• _Data block_
* * *

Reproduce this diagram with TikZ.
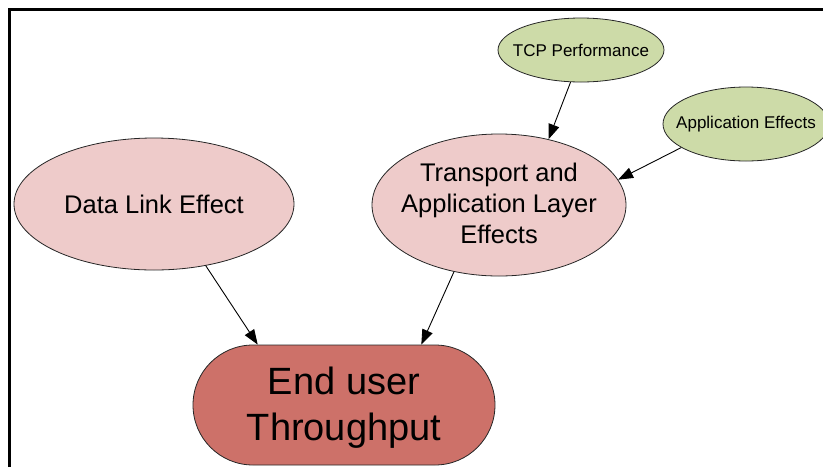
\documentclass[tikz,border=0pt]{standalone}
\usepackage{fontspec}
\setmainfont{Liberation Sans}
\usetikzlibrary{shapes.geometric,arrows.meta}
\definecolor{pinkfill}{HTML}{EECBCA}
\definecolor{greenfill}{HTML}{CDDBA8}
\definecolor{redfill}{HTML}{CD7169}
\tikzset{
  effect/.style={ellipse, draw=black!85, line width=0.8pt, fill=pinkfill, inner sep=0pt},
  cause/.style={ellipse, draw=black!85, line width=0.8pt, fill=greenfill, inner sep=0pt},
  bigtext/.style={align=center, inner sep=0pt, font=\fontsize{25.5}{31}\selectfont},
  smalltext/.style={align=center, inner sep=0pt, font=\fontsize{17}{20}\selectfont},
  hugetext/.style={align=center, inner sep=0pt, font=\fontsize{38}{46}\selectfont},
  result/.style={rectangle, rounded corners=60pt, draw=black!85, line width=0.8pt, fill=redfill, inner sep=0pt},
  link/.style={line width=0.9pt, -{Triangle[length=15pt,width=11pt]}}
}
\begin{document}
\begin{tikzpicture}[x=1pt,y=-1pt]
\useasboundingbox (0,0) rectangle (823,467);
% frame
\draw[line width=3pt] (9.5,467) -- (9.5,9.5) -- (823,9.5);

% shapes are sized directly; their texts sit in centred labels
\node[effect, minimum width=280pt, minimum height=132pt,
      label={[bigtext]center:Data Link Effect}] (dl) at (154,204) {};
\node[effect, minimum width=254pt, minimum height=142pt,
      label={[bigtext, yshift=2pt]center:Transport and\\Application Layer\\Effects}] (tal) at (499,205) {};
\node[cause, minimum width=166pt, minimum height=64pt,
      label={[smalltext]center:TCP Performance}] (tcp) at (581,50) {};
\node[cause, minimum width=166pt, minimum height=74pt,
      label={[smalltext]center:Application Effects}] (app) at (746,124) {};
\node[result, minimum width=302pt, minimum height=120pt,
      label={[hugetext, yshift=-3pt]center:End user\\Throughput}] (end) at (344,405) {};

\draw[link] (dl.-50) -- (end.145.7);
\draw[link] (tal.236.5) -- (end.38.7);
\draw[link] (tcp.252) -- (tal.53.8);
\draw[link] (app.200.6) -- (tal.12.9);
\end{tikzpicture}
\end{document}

* * *

• _Description of the task_
Without the pictures, output the full listing exactly as it stands.

• _Expected output_
Reproduce this diagram with TikZ.
\documentclass[tikz,border=0pt]{standalone}
\usepackage{fontspec}
\setmainfont{Liberation Sans}
\usetikzlibrary{shapes.geometric,arrows.meta}
\definecolor{pinkfill}{HTML}{EECBCA}
\definecolor{greenfill}{HTML}{CDDBA8}
\definecolor{redfill}{HTML}{CD7169}
\tikzset{
  effect/.style={ellipse, draw=black!85, line width=0.8pt, fill=pinkfill, inner sep=0pt},
  cause/.style={ellipse, draw=black!85, line width=0.8pt, fill=greenfill, inner sep=0pt},
  bigtext/.style={align=center, inner sep=0pt, font=\fontsize{25.5}{31}\selectfont},
  smalltext/.style={align=center, inner sep=0pt, font=\fontsize{17}{20}\selectfont},
  hugetext/.style={align=center, inner sep=0pt, font=\fontsize{38}{46}\selectfont},
  result/.style={rectangle, rounded corners=60pt, draw=black!85, line width=0.8pt, fill=redfill, inner sep=0pt},
  link/.style={line width=0.9pt, -{Triangle[length=15pt,width=11pt]}}
}
\begin{document}
\begin{tikzpicture}[x=1pt,y=-1pt]
\useasboundingbox (0,0) rectangle (823,467);
% frame
\draw[line width=3pt] (9.5,467) -- (9.5,9.5) -- (823,9.5);

% shapes are sized directly; their texts sit in centred labels
\node[effect, minimum width=280pt, minimum height=132pt,
      label={[bigtext]center:Data Link Effect}] (dl) at (154,204) {};
\node[effect, minimum width=254pt, minimum height=142pt,
      label={[bigtext, yshift=2pt]center:Transport and\\Application Layer\\Effects}] (tal) at (499,205) {};
\node[cause, minimum width=166pt, minimum height=64pt,
      label={[smalltext]center:TCP Performance}] (tcp) at (581,50) {};
\node[cause, minimum width=166pt, minimum height=74pt,
      label={[smalltext]center:Application Effects}] (app) at (746,124) {};
\node[result, minimum width=302pt, minimum height=120pt,
      label={[hugetext, yshift=-3pt]center:End user\\Throughput}] (end) at (344,405) {};

\draw[link] (dl.-50) -- (end.145.7);
\draw[link] (tal.236.5) -- (end.38.7);
\draw[link] (tcp.252) -- (tal.53.8);
\draw[link] (app.200.6) -- (tal.12.9);
\end{tikzpicture}
\end{document}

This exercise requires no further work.